Prompt
Repeat the lines below exactly as they appear, but leave out the images.

Dataset content
**********
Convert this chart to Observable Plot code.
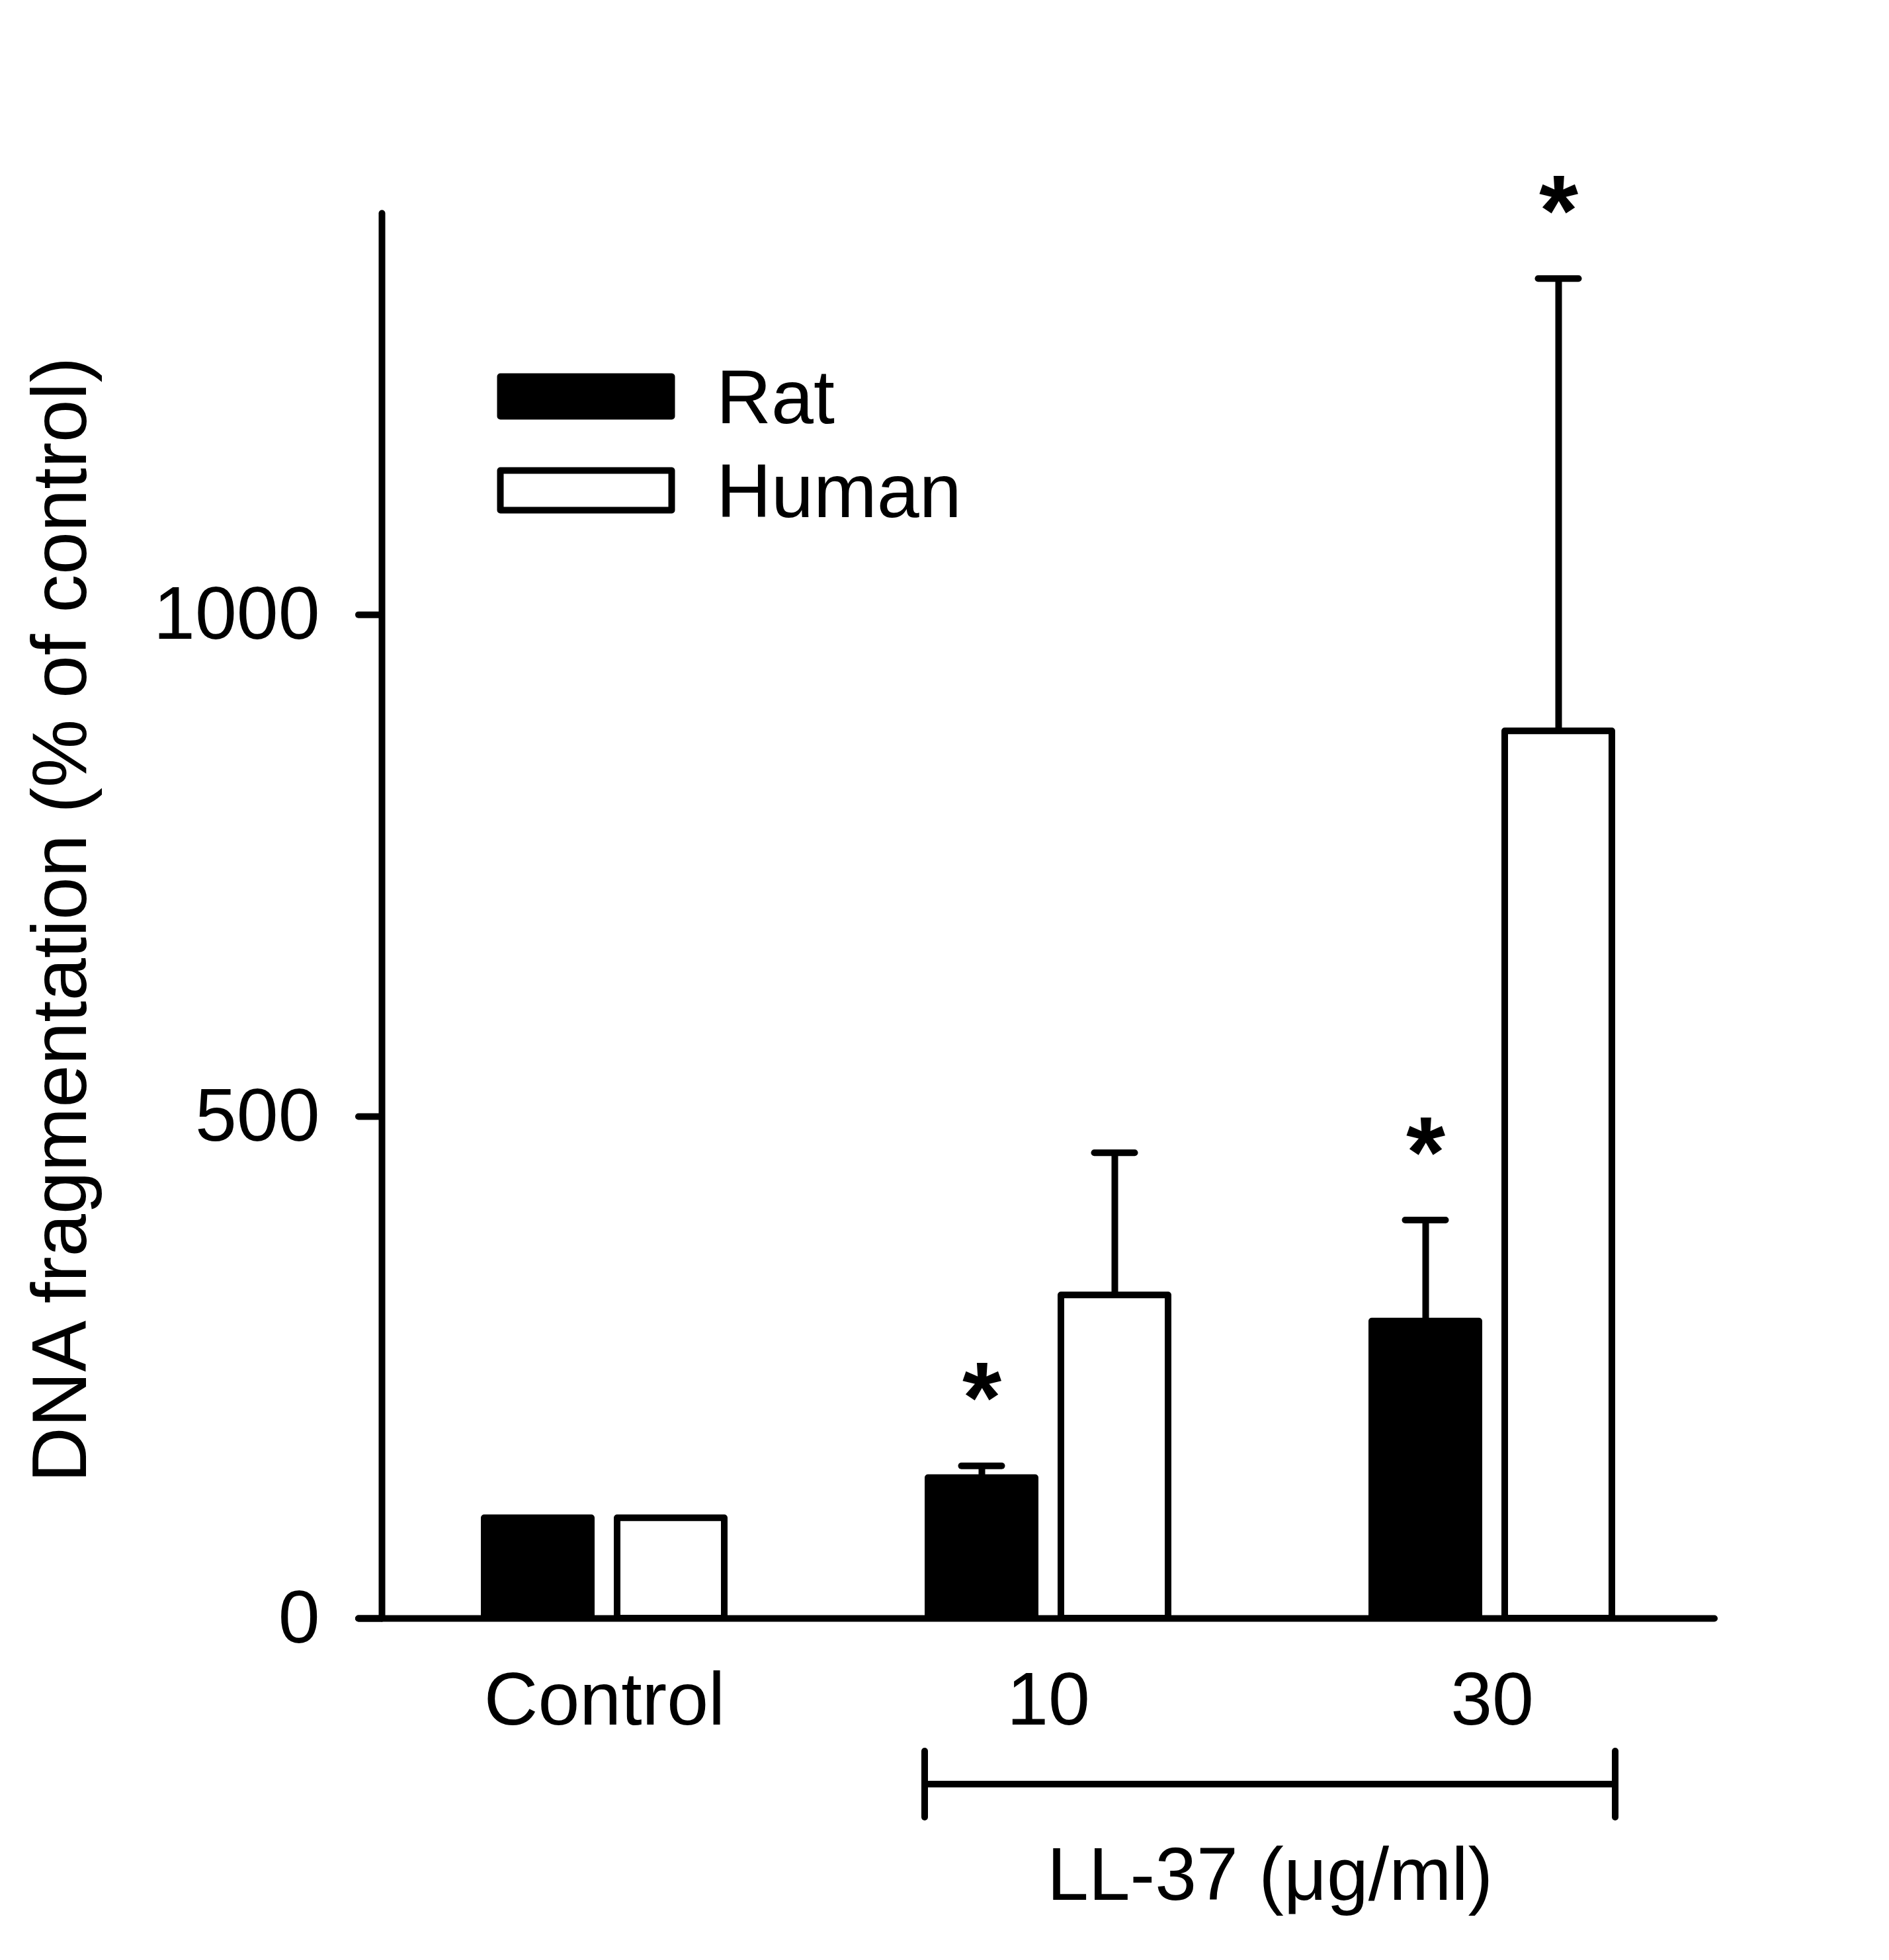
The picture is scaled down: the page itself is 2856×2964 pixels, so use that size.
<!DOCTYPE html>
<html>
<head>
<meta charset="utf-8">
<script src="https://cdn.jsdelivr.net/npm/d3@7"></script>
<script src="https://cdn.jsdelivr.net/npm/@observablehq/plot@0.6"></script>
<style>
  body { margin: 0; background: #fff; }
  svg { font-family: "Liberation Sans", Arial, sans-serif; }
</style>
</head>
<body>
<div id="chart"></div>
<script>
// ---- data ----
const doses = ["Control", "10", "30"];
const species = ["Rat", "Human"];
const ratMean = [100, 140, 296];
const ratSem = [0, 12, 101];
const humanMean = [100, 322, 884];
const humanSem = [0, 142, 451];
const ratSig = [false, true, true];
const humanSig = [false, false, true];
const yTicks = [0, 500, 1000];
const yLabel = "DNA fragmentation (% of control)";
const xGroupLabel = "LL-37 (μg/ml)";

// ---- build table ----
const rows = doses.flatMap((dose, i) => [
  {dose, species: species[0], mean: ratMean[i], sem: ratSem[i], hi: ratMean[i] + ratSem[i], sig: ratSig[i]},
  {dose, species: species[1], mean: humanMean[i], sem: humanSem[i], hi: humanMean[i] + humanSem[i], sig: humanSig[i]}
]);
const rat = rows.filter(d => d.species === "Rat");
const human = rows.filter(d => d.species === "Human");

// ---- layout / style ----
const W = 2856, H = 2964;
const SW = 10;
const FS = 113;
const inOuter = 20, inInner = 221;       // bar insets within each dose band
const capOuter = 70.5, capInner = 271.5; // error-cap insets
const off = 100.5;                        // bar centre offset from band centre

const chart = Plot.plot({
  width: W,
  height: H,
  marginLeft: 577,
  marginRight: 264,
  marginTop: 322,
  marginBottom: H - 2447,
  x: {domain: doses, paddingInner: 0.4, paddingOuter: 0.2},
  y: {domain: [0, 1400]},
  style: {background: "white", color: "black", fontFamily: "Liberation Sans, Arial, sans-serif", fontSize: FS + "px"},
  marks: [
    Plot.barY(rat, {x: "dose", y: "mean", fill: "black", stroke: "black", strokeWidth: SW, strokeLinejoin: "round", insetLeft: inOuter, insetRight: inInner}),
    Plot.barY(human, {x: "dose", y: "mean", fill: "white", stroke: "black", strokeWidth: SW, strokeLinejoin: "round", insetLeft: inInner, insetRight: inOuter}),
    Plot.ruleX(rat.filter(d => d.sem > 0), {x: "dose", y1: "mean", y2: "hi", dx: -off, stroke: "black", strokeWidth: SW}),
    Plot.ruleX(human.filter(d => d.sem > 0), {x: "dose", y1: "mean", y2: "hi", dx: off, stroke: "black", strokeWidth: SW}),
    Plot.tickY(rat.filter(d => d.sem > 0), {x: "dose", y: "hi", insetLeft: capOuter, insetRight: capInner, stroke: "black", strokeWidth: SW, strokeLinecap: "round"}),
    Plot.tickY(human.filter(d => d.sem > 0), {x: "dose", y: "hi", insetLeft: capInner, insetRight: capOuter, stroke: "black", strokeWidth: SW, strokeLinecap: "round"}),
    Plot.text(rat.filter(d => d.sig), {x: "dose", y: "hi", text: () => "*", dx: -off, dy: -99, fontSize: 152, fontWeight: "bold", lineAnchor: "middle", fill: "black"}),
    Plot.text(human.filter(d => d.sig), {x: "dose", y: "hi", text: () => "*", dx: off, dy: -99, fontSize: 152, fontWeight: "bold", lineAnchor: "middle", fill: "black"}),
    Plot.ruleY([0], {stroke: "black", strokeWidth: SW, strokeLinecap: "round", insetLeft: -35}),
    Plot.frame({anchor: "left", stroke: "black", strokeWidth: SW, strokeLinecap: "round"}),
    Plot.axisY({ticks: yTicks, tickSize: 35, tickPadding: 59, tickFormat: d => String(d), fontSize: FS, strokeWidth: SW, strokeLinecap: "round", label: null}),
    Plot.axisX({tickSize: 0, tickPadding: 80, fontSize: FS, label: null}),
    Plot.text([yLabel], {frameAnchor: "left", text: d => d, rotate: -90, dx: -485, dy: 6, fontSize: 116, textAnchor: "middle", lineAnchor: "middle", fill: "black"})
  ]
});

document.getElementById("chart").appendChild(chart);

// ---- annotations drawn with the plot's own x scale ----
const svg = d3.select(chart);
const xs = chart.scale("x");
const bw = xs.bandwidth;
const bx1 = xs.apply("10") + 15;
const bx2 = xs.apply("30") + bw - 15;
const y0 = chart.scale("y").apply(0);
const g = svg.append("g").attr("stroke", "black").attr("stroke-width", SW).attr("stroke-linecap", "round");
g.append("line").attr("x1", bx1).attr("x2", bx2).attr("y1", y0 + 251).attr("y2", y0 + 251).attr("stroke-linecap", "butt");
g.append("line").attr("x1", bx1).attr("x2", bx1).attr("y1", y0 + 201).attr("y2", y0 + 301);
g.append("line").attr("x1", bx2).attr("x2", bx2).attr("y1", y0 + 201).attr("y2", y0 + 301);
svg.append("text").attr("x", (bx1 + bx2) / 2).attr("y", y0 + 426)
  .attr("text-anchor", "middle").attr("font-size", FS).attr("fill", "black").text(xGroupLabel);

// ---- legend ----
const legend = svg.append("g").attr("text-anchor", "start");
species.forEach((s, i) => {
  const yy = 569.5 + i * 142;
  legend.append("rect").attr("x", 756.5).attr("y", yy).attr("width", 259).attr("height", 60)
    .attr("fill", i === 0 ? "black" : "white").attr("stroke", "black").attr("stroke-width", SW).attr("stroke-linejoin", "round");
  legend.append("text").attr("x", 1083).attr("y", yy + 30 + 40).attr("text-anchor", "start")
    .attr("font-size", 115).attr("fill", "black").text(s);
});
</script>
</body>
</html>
**********
Exercise output
Convert this chart to Observable Plot code.
The picture is scaled down: the page itself is 2856×2964 pixels, so use that size.
<!DOCTYPE html>
<html>
<head>
<meta charset="utf-8">
<script src="https://cdn.jsdelivr.net/npm/d3@7"></script>
<script src="https://cdn.jsdelivr.net/npm/@observablehq/plot@0.6"></script>
<style>
  body { margin: 0; background: #fff; }
  svg { font-family: "Liberation Sans", Arial, sans-serif; }
</style>
</head>
<body>
<div id="chart"></div>
<script>
// ---- data ----
const doses = ["Control", "10", "30"];
const species = ["Rat", "Human"];
const ratMean = [100, 140, 296];
const ratSem = [0, 12, 101];
const humanMean = [100, 322, 884];
const humanSem = [0, 142, 451];
const ratSig = [false, true, true];
const humanSig = [false, false, true];
const yTicks = [0, 500, 1000];
const yLabel = "DNA fragmentation (% of control)";
const xGroupLabel = "LL-37 (μg/ml)";

// ---- build table ----
const rows = doses.flatMap((dose, i) => [
  {dose, species: species[0], mean: ratMean[i], sem: ratSem[i], hi: ratMean[i] + ratSem[i], sig: ratSig[i]},
  {dose, species: species[1], mean: humanMean[i], sem: humanSem[i], hi: humanMean[i] + humanSem[i], sig: humanSig[i]}
]);
const rat = rows.filter(d => d.species === "Rat");
const human = rows.filter(d => d.species === "Human");

// ---- layout / style ----
const W = 2856, H = 2964;
const SW = 10;
const FS = 113;
const inOuter = 20, inInner = 221;       // bar insets within each dose band
const capOuter = 70.5, capInner = 271.5; // error-cap insets
const off = 100.5;                        // bar centre offset from band centre

const chart = Plot.plot({
  width: W,
  height: H,
  marginLeft: 577,
  marginRight: 264,
  marginTop: 322,
  marginBottom: H - 2447,
  x: {domain: doses, paddingInner: 0.4, paddingOuter: 0.2},
  y: {domain: [0, 1400]},
  style: {background: "white", color: "black", fontFamily: "Liberation Sans, Arial, sans-serif", fontSize: FS + "px"},
  marks: [
    Plot.barY(rat, {x: "dose", y: "mean", fill: "black", stroke: "black", strokeWidth: SW, strokeLinejoin: "round", insetLeft: inOuter, insetRight: inInner}),
    Plot.barY(human, {x: "dose", y: "mean", fill: "white", stroke: "black", strokeWidth: SW, strokeLinejoin: "round", insetLeft: inInner, insetRight: inOuter}),
    Plot.ruleX(rat.filter(d => d.sem > 0), {x: "dose", y1: "mean", y2: "hi", dx: -off, stroke: "black", strokeWidth: SW}),
    Plot.ruleX(human.filter(d => d.sem > 0), {x: "dose", y1: "mean", y2: "hi", dx: off, stroke: "black", strokeWidth: SW}),
    Plot.tickY(rat.filter(d => d.sem > 0), {x: "dose", y: "hi", insetLeft: capOuter, insetRight: capInner, stroke: "black", strokeWidth: SW, strokeLinecap: "round"}),
    Plot.tickY(human.filter(d => d.sem > 0), {x: "dose", y: "hi", insetLeft: capInner, insetRight: capOuter, stroke: "black", strokeWidth: SW, strokeLinecap: "round"}),
    Plot.text(rat.filter(d => d.sig), {x: "dose", y: "hi", text: () => "*", dx: -off, dy: -99, fontSize: 152, fontWeight: "bold", lineAnchor: "middle", fill: "black"}),
    Plot.text(human.filter(d => d.sig), {x: "dose", y: "hi", text: () => "*", dx: off, dy: -99, fontSize: 152, fontWeight: "bold", lineAnchor: "middle", fill: "black"}),
    Plot.ruleY([0], {stroke: "black", strokeWidth: SW, strokeLinecap: "round", insetLeft: -35}),
    Plot.frame({anchor: "left", stroke: "black", strokeWidth: SW, strokeLinecap: "round"}),
    Plot.axisY({ticks: yTicks, tickSize: 35, tickPadding: 59, tickFormat: d => String(d), fontSize: FS, strokeWidth: SW, strokeLinecap: "round", label: null}),
    Plot.axisX({tickSize: 0, tickPadding: 80, fontSize: FS, label: null}),
    Plot.text([yLabel], {frameAnchor: "left", text: d => d, rotate: -90, dx: -485, dy: 6, fontSize: 116, textAnchor: "middle", lineAnchor: "middle", fill: "black"})
  ]
});

document.getElementById("chart").appendChild(chart);

// ---- annotations drawn with the plot's own x scale ----
const svg = d3.select(chart);
const xs = chart.scale("x");
const bw = xs.bandwidth;
const bx1 = xs.apply("10") + 15;
const bx2 = xs.apply("30") + bw - 15;
const y0 = chart.scale("y").apply(0);
const g = svg.append("g").attr("stroke", "black").attr("stroke-width", SW).attr("stroke-linecap", "round");
g.append("line").attr("x1", bx1).attr("x2", bx2).attr("y1", y0 + 251).attr("y2", y0 + 251).attr("stroke-linecap", "butt");
g.append("line").attr("x1", bx1).attr("x2", bx1).attr("y1", y0 + 201).attr("y2", y0 + 301);
g.append("line").attr("x1", bx2).attr("x2", bx2).attr("y1", y0 + 201).attr("y2", y0 + 301);
svg.append("text").attr("x", (bx1 + bx2) / 2).attr("y", y0 + 426)
  .attr("text-anchor", "middle").attr("font-size", FS).attr("fill", "black").text(xGroupLabel);

// ---- legend ----
const legend = svg.append("g").attr("text-anchor", "start");
species.forEach((s, i) => {
  const yy = 569.5 + i * 142;
  legend.append("rect").attr("x", 756.5).attr("y", yy).attr("width", 259).attr("height", 60)
    .attr("fill", i === 0 ? "black" : "white").attr("stroke", "black").attr("stroke-width", SW).attr("stroke-linejoin", "round");
  legend.append("text").attr("x", 1083).attr("y", yy + 30 + 40).attr("text-anchor", "start")
    .attr("font-size", 115).attr("fill", "black").text(s);
});
</script>
</body>
</html>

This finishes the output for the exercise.